Contrary to our usual tone here at "Go Into the Ham", today's entry is about mom being anti-crazy, which is crazy enough in itself to warrant a mention or two. So following the recent unpleasant e-mail exchange (see "I'm going to be 65!!!!!!!!!!" below), I got nothing back from her. And then came my birthday. She behaved. Following the celebration of the big 2-8, I got this e-mail from her:

"Hi!" (always with the exclamation point)
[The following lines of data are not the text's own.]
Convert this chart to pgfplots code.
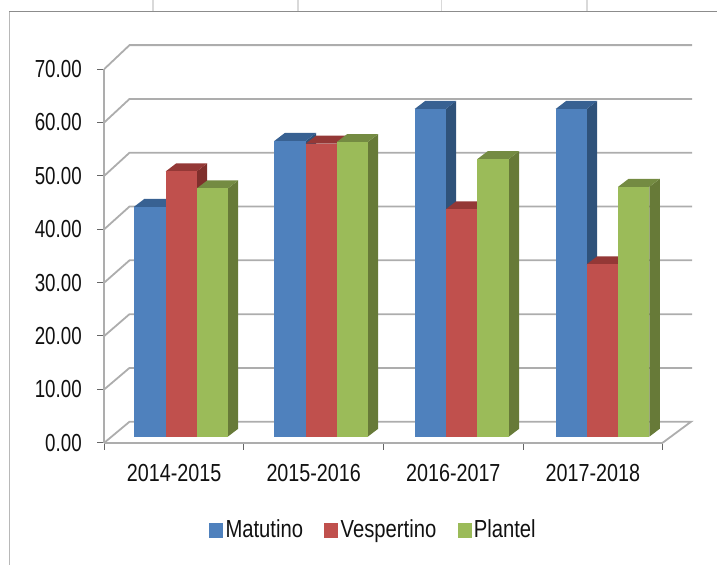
\documentclass[border=0pt]{standalone}
\usepackage{fontspec}
\setmainfont{Liberation Sans}[FakeStretch=0.76]
\newfontfamily\xfont{Liberation Sans}[FakeStretch=0.80]
\newfontfamily\legfont{Liberation Sans}[FakeStretch=0.82]
\usepackage{pgfplots}
\pgfplotsset{compat=1.18}
\definecolor{cblue}{HTML}{4F81BD}
\definecolor{cblues}{HTML}{2F527A}
\definecolor{cbluet}{HTML}{386192}
\definecolor{cred}{HTML}{C0504D}
\definecolor{creds}{HTML}{7F2F2C}
\definecolor{credt}{HTML}{943836}
\definecolor{cgreen}{HTML}{9BBB59}
\definecolor{cgreens}{HTML}{677A38}
\definecolor{cgreent}{HTML}{748B42}
\definecolor{cgrid}{HTML}{ADADAD}
\definecolor{ctxt}{HTML}{111111}
% left edge, right edge, value, front, side, top colours
\newcommand{\threedbar}[6]{%
  \pgfmathsetmacro\ybase{1.12}%
  \pgfmathsetmacro\ytop{#3+1.12}%
  \pgfmathsetmacro\ybb{\ybase+1.50}%
  \pgfmathsetmacro\ytb{\ytop+1.50}%
  \pgfmathsetmacro\xab{#1+0.0752}%
  \pgfmathsetmacro\xbb{#2+0.0752}%
  \edef\doit{%
    \noexpand\addplot[forget plot,draw=none,fill=#5,mark=none] coordinates {(#2,\ybase) (\xbb,\ybb) (\xbb,\ytb) (#2,\ytop)} -- cycle;
    \noexpand\addplot[forget plot,draw=none,fill=#6,mark=none] coordinates {(#1,\ytop) (\xab,\ytb) (\xbb,\ytb) (#2,\ytop)} -- cycle;
    \noexpand\addplot[forget plot,draw=none,fill=#4,mark=none] coordinates {(#1,\ybase) (#1,\ytop) (#2,\ytop) (#2,\ybase)} -- cycle;
  }\doit}
\begin{document}
\begin{tikzpicture}
\path[use as bounding box] (0,0) rectangle (537.75pt,-423.75pt);
\begin{scope}[x=0.75pt,y=-0.75pt]
  \draw[color=black!45,line width=0.9pt] (9.3,11.7) -- (717,11.7);
  \draw[color=black!28,line width=0.7pt] (9.3,11.7) -- (9.3,565);
  \foreach \xx in {153,298,441.7,587} \draw[color=black!15,line width=0.8pt] (\xx,0) -- (\xx,11);
\end{scope}
\begin{axis}[
  at={(78.225pt,-332.025pt)},anchor=south west,
  scale only axis,width=418.8pt,height=280.275pt,
  xmin=0,xmax=4,ymin=0,ymax=70,clip=false,
  axis lines=left,axis line style={-,color=cgrid,line width=1.4pt},
  tick align=outside,major tick length=5.2pt,
  tick style={color=black!60,line width=0.7pt},
  xtick={0,1,2,3,4},x tick label as interval,
  xticklabels={2014-2015,2015-2016,2016-2017,2017-2018},
  ytick={0,10,20,30,40,50,60,70},
  yticklabel style={/pgf/number format/.cd,fixed,fixed zerofill,precision=2,assume math mode=true,/tikz/.cd,xshift=-8.2pt,font=\fontsize{18.5}{20}\selectfont,text=ctxt},
  xticklabel style={yshift=-7.5pt,font=\xfont\fontsize{18.5}{20}\selectfont,text=ctxt},
  legend style={at={(0.1803,-0.2336)},anchor=west,draw=none,fill=none,
    font=\legfont\fontsize{18.5}{20}\selectfont,text=ctxt,
    /tikz/every even column/.append style={column sep=14pt}},
  legend columns=3,
]
% wall and floor lines
\addplot[forget plot,color=cgrid,line width=1.35pt,mark=none] coordinates {(0,0) (0.1805,3.93) (4.203,3.93) (4,0)};
\addplot[forget plot,color=cgrid,line width=1.35pt,mark=none] coordinates {(4,0) (0,0)};
\addplot[forget plot,color=cgrid,line width=1.35pt,mark=none] coordinates {(0,10) (0.1805,14.01) (4.21,14.01)};
\addplot[forget plot,color=cgrid,line width=1.35pt,mark=none] coordinates {(0,20) (0.1805,24.08) (4.21,24.08)};
\addplot[forget plot,color=cgrid,line width=1.35pt,mark=none] coordinates {(0,30) (0.1805,34.16) (4.21,34.16)};
\addplot[forget plot,color=cgrid,line width=1.35pt,mark=none] coordinates {(0,40) (0.1805,44.24) (4.21,44.24)};
\addplot[forget plot,color=cgrid,line width=1.35pt,mark=none] coordinates {(0,50) (0.1805,54.32) (4.21,54.32)};
\addplot[forget plot,color=cgrid,line width=1.35pt,mark=none] coordinates {(0,60) (0.1805,64.39) (4.21,64.39)};
\addplot[forget plot,color=cgrid,line width=1.35pt,mark=none] coordinates {(0,70) (0.1805,74.47) (4.21,74.47)};
% bars
\threedbar{0.2127}{0.4398}{43.07}{cblue}{cblues}{cbluet}
\threedbar{0.4398}{0.6619}{49.7}{cred}{creds}{credt}
\threedbar{0.6619}{0.8839}{46.5}{cgreen}{cgreens}{cgreent}
\threedbar{1.2178}{1.4427}{55.4}{cblue}{cblues}{cbluet}
\threedbar{1.4427}{1.6648}{54.9}{cred}{creds}{credt}
\threedbar{1.6648}{1.8868}{55.2}{cgreen}{cgreens}{cgreent}
\threedbar{2.2235}{2.4456}{61.4}{cblue}{cblues}{cbluet}
\threedbar{2.4456}{2.6719}{42.6}{cred}{creds}{credt}
\threedbar{2.6719}{2.8968}{52.0}{cgreen}{cgreens}{cgreent}
\threedbar{3.2335}{3.4556}{61.4}{cblue}{cblues}{cbluet}
\threedbar{3.4556}{3.6798}{32.3}{cred}{creds}{credt}
\threedbar{3.6798}{3.9040}{46.8}{cgreen}{cgreens}{cgreent}
\addlegendimage{legend image code/.code={\fill[cblue] (0pt,-5.2pt) rectangle (9.8pt,5.2pt);}}
\addlegendentry{Matutino}
\addlegendimage{legend image code/.code={\fill[cred] (0pt,-5.2pt) rectangle (9.8pt,5.2pt);}}
\addlegendentry{Vespertino}
\addlegendimage{legend image code/.code={\fill[cgreen] (0pt,-5.2pt) rectangle (9.8pt,5.2pt);}}
\addlegendentry{Plantel}
\end{axis}
\end{tikzpicture}
\end{document}
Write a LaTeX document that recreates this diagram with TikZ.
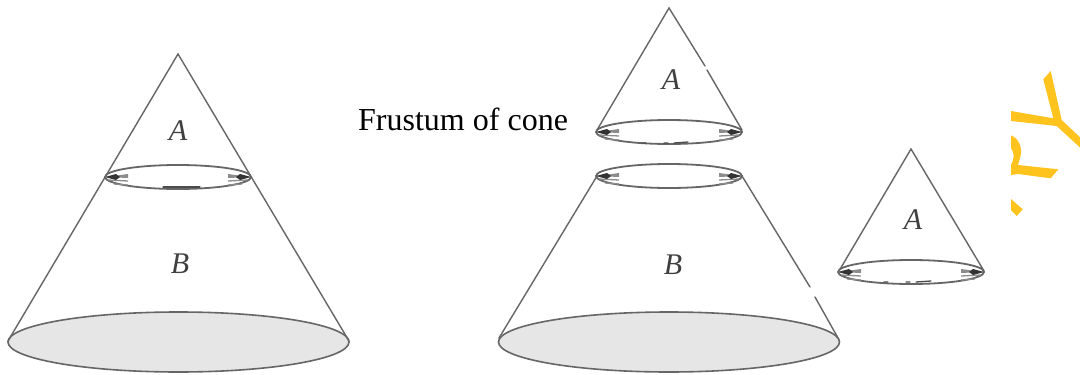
\documentclass[tikz,border=0pt]{standalone}
\usepackage{fontspec}
\setmainfont{Liberation Serif}
\definecolor{ink}{HTML}{666666}
\definecolor{basefill}{HTML}{E6E6E6}
\definecolor{stamp}{HTML}{FFC31E}
\tikzset{
  coneline/.style={draw=ink,line width=1.4pt,line cap=round},
  baseoval/.style={draw=ink,line width=1.6pt,fill=basefill},
  ringoval/.style={draw=ink,line width=1.8pt,fill=white},
  ringshade/.style={draw=black!45,line width=1.3pt},
  ringwedge/.style={fill=black!45,draw=none},
  ringdark/.style={fill=black!80,draw=none},
  speck/.style={draw=black!70,line width=1.3pt,line cap=round},
  lab/.style={font=\fontsize{30}{30}\selectfont\itshape,text=black!75,inner sep=0pt},
  captiontext/.style={font=\fontsize{32}{32}\selectfont,text=black,inner sep=0pt,anchor=base west},
  stampfill/.style={fill=stamp,draw=none}
}
\newcommand{\ringat}[2]{%
  \begin{scope}[shift={(#1,#2)}]
    \draw[ringoval] (0,0) ellipse [x radius=73,y radius=12];
    \fill[ringwedge] (-72,0) -- (-50,-3) -- (-50,1) -- cycle;
    \fill[ringwedge] (72,0) -- (50,-3) -- (50,1) -- cycle;
    \draw[ringshade] (-70,3) -- (-50,4) (-64,7) -- (-50,8);
    \draw[ringshade] (70,3) -- (50,4) (64,7) -- (50,8);
    \fill[ringdark] (-73,0) -- (-62,-3) -- (-58,0) -- (-62,3) -- cycle;
    \fill[ringdark] (73,0) -- (62,-3) -- (58,0) -- (62,3) -- cycle;
  \end{scope}}
\begin{document}
\begin{tikzpicture}[x=1pt,y=-1pt]
\useasboundingbox[fill=white] (0,0) rectangle (1080,375);
% left cone
\coordinate (la) at (178,54);
\coordinate (lbl) at (8,341);
\coordinate (lbr) at (349,341);
\draw[baseoval] (178.5,342) ellipse [x radius=170.5,y radius=30];
\ringat{178}{177}
\draw[coneline] (lbl) -- (la) -- (lbr);
\node[lab] (a1) at (178,131) {A};
\node[lab] (b1) at (180,264) {B};
% caption
\node[captiontext] (title) at (358,130) {Frustum of cone};
% top piece
\coordinate (ta) at (669,8);
\coordinate (tl) at (597,130);
\coordinate (tr) at (742,130);
\ringat{669}{132}
\draw[coneline] (tl) -- (ta) -- (705,66);
\draw[coneline] (707,70) -- (tr);
\node[lab] (a2) at (671,80) {A};
% frustum
\coordinate (fl) at (597,176);
\coordinate (fr) at (742,176);
\coordinate (fbl) at (499,338);
\coordinate (fbr) at (838,338);
\draw[baseoval] (669,342) ellipse [x radius=170.5,y radius=30];
\ringat{669}{176}
\draw[coneline] (fl) -- (fbl);
\draw[coneline] (fr) -- (810,287);
\draw[coneline] (815,297) -- (fbr);
\node[lab] (b2) at (673,265) {B};
% right small cone
\coordinate (sa) at (911,149);
\coordinate (sl) at (839,271);
\coordinate (sr) at (984,271);
\ringat{911}{272}
\draw[coneline] (sl) -- (sa) -- (sr);
\node[lab] (a3) at (913,220) {A};
% specks in the small ovals
\draw[speck] (642,143) -- (646,143) (664,143) -- (668,143) (674,143) -- (688,142);
\draw[speck] (884,282) -- (888,282) (906,282) -- (910,282) (916,282) -- (931,281);
\draw[speck] (163,187) -- (200,187);
% cut-off stamp letters
\fill[stampfill] (1043.3,79.3) -- (1050.7,71) -- (1061.7,120) -- (1080,137.3) -- (1080,147.5) -- (1056.7,126) -- (1011,121) -- (1011,111) -- (1053.3,118.3) -- cycle;
\fill[stampfill] (1011,135.3) .. controls (1020,139) and (1023,150) .. (1020,158) -- (1018,165) -- (1058.3,169.3) -- (1050.7,178.3) -- (1018,174) -- (1011,175) -- (1011,165) .. controls (1014,160) and (1015,153) .. (1011,148) -- cycle;
\fill[stampfill] (1011,199) -- (1022.7,209.3) -- (1016.7,216) -- (1011,210) -- cycle;
\end{tikzpicture}
\end{document}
"I had a great visit tonight. I am also going through a long tough transition that started about the time your Dad decided to retire and your sister divorced. I am also trying to learn what my feelings are, what I want and how to express myself clearly, forcefully, but as diplomatically as possible (The latter is a real challenge for me.). Often, I either don't trust myself not to just blast someone when I express my feelings or it takes me three days to figure out what they are and what caused them. Often, I just end up letting them fester. I am going to make a conscious effort to journal more. Meditation has helped, but Jazzercise seems to be easier for me. I am also trying very hard to express my feelings, even if I'm not always coherent or diplomatic."

Scarily to the point and self-aware. What does this mean?



1 comment:

lexylou said...

Moments of lucidity are the worst. They lull you into a feeling of safety, so that when the next attack comes, which it inevitably will, you just feel that much more betrayed.

Or hell, maybe she's finally turned a corner and is about the turn into a human. One can always hope.